---------- Material

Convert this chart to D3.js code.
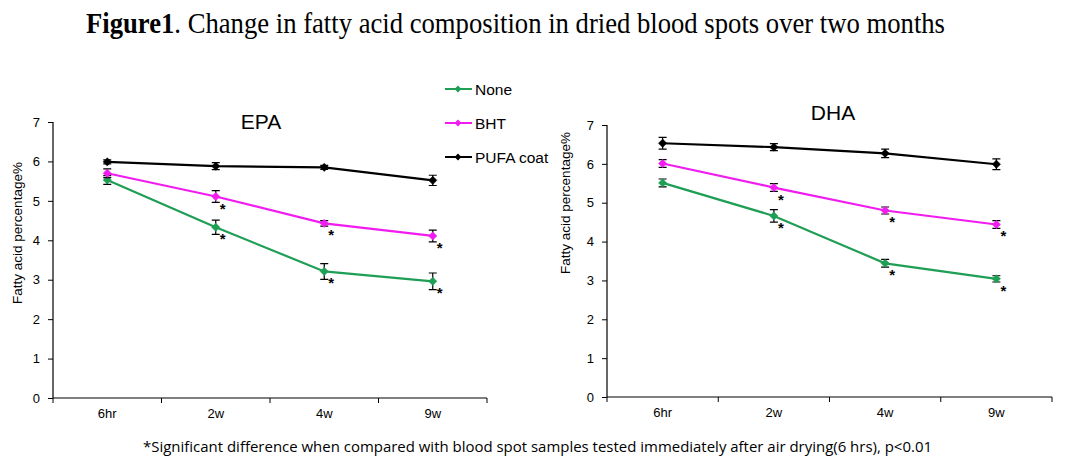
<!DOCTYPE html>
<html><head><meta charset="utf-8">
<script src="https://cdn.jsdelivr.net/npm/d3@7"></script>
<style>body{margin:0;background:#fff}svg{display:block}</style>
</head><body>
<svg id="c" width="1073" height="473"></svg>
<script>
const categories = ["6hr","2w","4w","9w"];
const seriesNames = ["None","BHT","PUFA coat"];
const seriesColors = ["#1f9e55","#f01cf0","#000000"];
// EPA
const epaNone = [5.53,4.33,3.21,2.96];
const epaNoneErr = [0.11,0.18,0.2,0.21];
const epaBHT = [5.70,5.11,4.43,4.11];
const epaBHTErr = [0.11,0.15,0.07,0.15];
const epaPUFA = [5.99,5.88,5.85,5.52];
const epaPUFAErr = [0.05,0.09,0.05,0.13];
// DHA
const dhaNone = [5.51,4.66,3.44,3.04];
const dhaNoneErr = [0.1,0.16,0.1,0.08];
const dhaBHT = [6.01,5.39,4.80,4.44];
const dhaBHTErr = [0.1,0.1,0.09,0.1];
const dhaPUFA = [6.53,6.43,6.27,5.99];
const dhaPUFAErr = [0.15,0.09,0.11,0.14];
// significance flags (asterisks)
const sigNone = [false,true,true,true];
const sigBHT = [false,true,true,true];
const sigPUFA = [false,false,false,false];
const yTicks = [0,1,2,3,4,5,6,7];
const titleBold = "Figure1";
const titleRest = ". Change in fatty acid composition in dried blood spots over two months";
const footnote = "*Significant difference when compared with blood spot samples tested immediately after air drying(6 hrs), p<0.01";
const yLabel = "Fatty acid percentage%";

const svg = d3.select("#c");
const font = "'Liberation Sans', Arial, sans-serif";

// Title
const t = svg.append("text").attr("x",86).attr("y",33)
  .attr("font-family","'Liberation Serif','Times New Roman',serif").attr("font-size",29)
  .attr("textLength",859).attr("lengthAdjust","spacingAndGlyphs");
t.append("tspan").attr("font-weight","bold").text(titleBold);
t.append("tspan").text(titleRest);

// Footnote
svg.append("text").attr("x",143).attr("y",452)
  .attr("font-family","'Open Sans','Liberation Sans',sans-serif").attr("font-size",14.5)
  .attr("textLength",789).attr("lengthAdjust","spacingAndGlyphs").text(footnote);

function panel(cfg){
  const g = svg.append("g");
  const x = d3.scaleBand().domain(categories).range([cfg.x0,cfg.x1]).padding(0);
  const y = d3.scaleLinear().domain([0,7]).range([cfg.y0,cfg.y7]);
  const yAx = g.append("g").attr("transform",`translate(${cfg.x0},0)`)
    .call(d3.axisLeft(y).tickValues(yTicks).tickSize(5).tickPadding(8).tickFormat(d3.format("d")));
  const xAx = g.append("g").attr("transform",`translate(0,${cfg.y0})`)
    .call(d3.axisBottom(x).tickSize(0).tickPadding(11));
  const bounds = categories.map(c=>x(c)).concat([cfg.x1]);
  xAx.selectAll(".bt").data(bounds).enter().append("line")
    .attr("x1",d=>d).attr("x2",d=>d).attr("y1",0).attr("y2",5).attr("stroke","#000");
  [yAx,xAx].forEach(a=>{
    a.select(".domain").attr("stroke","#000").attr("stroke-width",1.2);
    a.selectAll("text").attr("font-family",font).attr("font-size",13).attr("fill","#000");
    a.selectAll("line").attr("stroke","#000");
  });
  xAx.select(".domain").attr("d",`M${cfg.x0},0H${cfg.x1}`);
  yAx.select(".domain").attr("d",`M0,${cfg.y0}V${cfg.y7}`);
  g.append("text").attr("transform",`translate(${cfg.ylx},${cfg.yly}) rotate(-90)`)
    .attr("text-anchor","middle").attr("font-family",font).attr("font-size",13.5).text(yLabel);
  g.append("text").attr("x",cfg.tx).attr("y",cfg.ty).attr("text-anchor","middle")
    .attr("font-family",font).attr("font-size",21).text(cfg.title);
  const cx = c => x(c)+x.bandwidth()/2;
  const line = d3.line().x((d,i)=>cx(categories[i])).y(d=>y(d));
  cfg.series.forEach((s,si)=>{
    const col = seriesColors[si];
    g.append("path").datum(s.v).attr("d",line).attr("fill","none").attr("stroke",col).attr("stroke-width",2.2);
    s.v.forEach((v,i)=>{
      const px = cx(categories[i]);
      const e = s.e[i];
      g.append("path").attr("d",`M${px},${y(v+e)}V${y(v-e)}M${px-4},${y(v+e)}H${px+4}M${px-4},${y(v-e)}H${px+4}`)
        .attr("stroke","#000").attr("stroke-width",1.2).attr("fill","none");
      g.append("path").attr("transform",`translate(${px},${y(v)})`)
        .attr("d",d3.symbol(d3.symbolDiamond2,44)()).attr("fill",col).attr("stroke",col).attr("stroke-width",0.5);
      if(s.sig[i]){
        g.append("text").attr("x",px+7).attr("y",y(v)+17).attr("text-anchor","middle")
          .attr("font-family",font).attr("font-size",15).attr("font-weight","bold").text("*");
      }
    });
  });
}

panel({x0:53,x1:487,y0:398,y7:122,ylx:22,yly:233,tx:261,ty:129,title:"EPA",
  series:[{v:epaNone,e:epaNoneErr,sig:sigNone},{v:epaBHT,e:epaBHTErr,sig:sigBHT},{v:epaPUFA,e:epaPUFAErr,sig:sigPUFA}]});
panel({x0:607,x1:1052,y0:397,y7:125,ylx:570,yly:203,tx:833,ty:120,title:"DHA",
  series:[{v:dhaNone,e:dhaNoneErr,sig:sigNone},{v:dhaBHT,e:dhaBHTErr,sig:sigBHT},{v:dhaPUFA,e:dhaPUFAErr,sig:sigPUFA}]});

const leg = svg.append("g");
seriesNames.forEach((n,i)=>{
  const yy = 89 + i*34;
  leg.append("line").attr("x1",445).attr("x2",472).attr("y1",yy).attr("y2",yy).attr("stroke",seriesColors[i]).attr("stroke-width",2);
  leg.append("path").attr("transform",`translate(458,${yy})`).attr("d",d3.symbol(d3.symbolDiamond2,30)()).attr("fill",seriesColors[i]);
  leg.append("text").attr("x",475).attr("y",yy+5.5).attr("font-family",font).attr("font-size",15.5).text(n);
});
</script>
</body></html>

--------------------

→ **What the task requires**
Reproduce the whole listing word for word, setting aside any pictures.

→ **Complete answer**
Convert this chart to D3.js code.
<!DOCTYPE html>
<html><head><meta charset="utf-8">
<script src="https://cdn.jsdelivr.net/npm/d3@7"></script>
<style>body{margin:0;background:#fff}svg{display:block}</style>
</head><body>
<svg id="c" width="1073" height="473"></svg>
<script>
const categories = ["6hr","2w","4w","9w"];
const seriesNames = ["None","BHT","PUFA coat"];
const seriesColors = ["#1f9e55","#f01cf0","#000000"];
// EPA
const epaNone = [5.53,4.33,3.21,2.96];
const epaNoneErr = [0.11,0.18,0.2,0.21];
const epaBHT = [5.70,5.11,4.43,4.11];
const epaBHTErr = [0.11,0.15,0.07,0.15];
const epaPUFA = [5.99,5.88,5.85,5.52];
const epaPUFAErr = [0.05,0.09,0.05,0.13];
// DHA
const dhaNone = [5.51,4.66,3.44,3.04];
const dhaNoneErr = [0.1,0.16,0.1,0.08];
const dhaBHT = [6.01,5.39,4.80,4.44];
const dhaBHTErr = [0.1,0.1,0.09,0.1];
const dhaPUFA = [6.53,6.43,6.27,5.99];
const dhaPUFAErr = [0.15,0.09,0.11,0.14];
// significance flags (asterisks)
const sigNone = [false,true,true,true];
const sigBHT = [false,true,true,true];
const sigPUFA = [false,false,false,false];
const yTicks = [0,1,2,3,4,5,6,7];
const titleBold = "Figure1";
const titleRest = ". Change in fatty acid composition in dried blood spots over two months";
const footnote = "*Significant difference when compared with blood spot samples tested immediately after air drying(6 hrs), p<0.01";
const yLabel = "Fatty acid percentage%";

const svg = d3.select("#c");
const font = "'Liberation Sans', Arial, sans-serif";

// Title
const t = svg.append("text").attr("x",86).attr("y",33)
  .attr("font-family","'Liberation Serif','Times New Roman',serif").attr("font-size",29)
  .attr("textLength",859).attr("lengthAdjust","spacingAndGlyphs");
t.append("tspan").attr("font-weight","bold").text(titleBold);
t.append("tspan").text(titleRest);

// Footnote
svg.append("text").attr("x",143).attr("y",452)
  .attr("font-family","'Open Sans','Liberation Sans',sans-serif").attr("font-size",14.5)
  .attr("textLength",789).attr("lengthAdjust","spacingAndGlyphs").text(footnote);

function panel(cfg){
  const g = svg.append("g");
  const x = d3.scaleBand().domain(categories).range([cfg.x0,cfg.x1]).padding(0);
  const y = d3.scaleLinear().domain([0,7]).range([cfg.y0,cfg.y7]);
  const yAx = g.append("g").attr("transform",`translate(${cfg.x0},0)`)
    .call(d3.axisLeft(y).tickValues(yTicks).tickSize(5).tickPadding(8).tickFormat(d3.format("d")));
  const xAx = g.append("g").attr("transform",`translate(0,${cfg.y0})`)
    .call(d3.axisBottom(x).tickSize(0).tickPadding(11));
  const bounds = categories.map(c=>x(c)).concat([cfg.x1]);
  xAx.selectAll(".bt").data(bounds).enter().append("line")
    .attr("x1",d=>d).attr("x2",d=>d).attr("y1",0).attr("y2",5).attr("stroke","#000");
  [yAx,xAx].forEach(a=>{
    a.select(".domain").attr("stroke","#000").attr("stroke-width",1.2);
    a.selectAll("text").attr("font-family",font).attr("font-size",13).attr("fill","#000");
    a.selectAll("line").attr("stroke","#000");
  });
  xAx.select(".domain").attr("d",`M${cfg.x0},0H${cfg.x1}`);
  yAx.select(".domain").attr("d",`M0,${cfg.y0}V${cfg.y7}`);
  g.append("text").attr("transform",`translate(${cfg.ylx},${cfg.yly}) rotate(-90)`)
    .attr("text-anchor","middle").attr("font-family",font).attr("font-size",13.5).text(yLabel);
  g.append("text").attr("x",cfg.tx).attr("y",cfg.ty).attr("text-anchor","middle")
    .attr("font-family",font).attr("font-size",21).text(cfg.title);
  const cx = c => x(c)+x.bandwidth()/2;
  const line = d3.line().x((d,i)=>cx(categories[i])).y(d=>y(d));
  cfg.series.forEach((s,si)=>{
    const col = seriesColors[si];
    g.append("path").datum(s.v).attr("d",line).attr("fill","none").attr("stroke",col).attr("stroke-width",2.2);
    s.v.forEach((v,i)=>{
      const px = cx(categories[i]);
      const e = s.e[i];
      g.append("path").attr("d",`M${px},${y(v+e)}V${y(v-e)}M${px-4},${y(v+e)}H${px+4}M${px-4},${y(v-e)}H${px+4}`)
        .attr("stroke","#000").attr("stroke-width",1.2).attr("fill","none");
      g.append("path").attr("transform",`translate(${px},${y(v)})`)
        .attr("d",d3.symbol(d3.symbolDiamond2,44)()).attr("fill",col).attr("stroke",col).attr("stroke-width",0.5);
      if(s.sig[i]){
        g.append("text").attr("x",px+7).attr("y",y(v)+17).attr("text-anchor","middle")
          .attr("font-family",font).attr("font-size",15).attr("font-weight","bold").text("*");
      }
    });
  });
}

panel({x0:53,x1:487,y0:398,y7:122,ylx:22,yly:233,tx:261,ty:129,title:"EPA",
  series:[{v:epaNone,e:epaNoneErr,sig:sigNone},{v:epaBHT,e:epaBHTErr,sig:sigBHT},{v:epaPUFA,e:epaPUFAErr,sig:sigPUFA}]});
panel({x0:607,x1:1052,y0:397,y7:125,ylx:570,yly:203,tx:833,ty:120,title:"DHA",
  series:[{v:dhaNone,e:dhaNoneErr,sig:sigNone},{v:dhaBHT,e:dhaBHTErr,sig:sigBHT},{v:dhaPUFA,e:dhaPUFAErr,sig:sigPUFA}]});

const leg = svg.append("g");
seriesNames.forEach((n,i)=>{
  const yy = 89 + i*34;
  leg.append("line").attr("x1",445).attr("x2",472).attr("y1",yy).attr("y2",yy).attr("stroke",seriesColors[i]).attr("stroke-width",2);
  leg.append("path").attr("transform",`translate(458,${yy})`).attr("d",d3.symbol(d3.symbolDiamond2,30)()).attr("fill",seriesColors[i]);
  leg.append("text").attr("x",475).attr("y",yy+5.5).attr("font-family",font).attr("font-size",15.5).text(n);
});
</script>
</body></html>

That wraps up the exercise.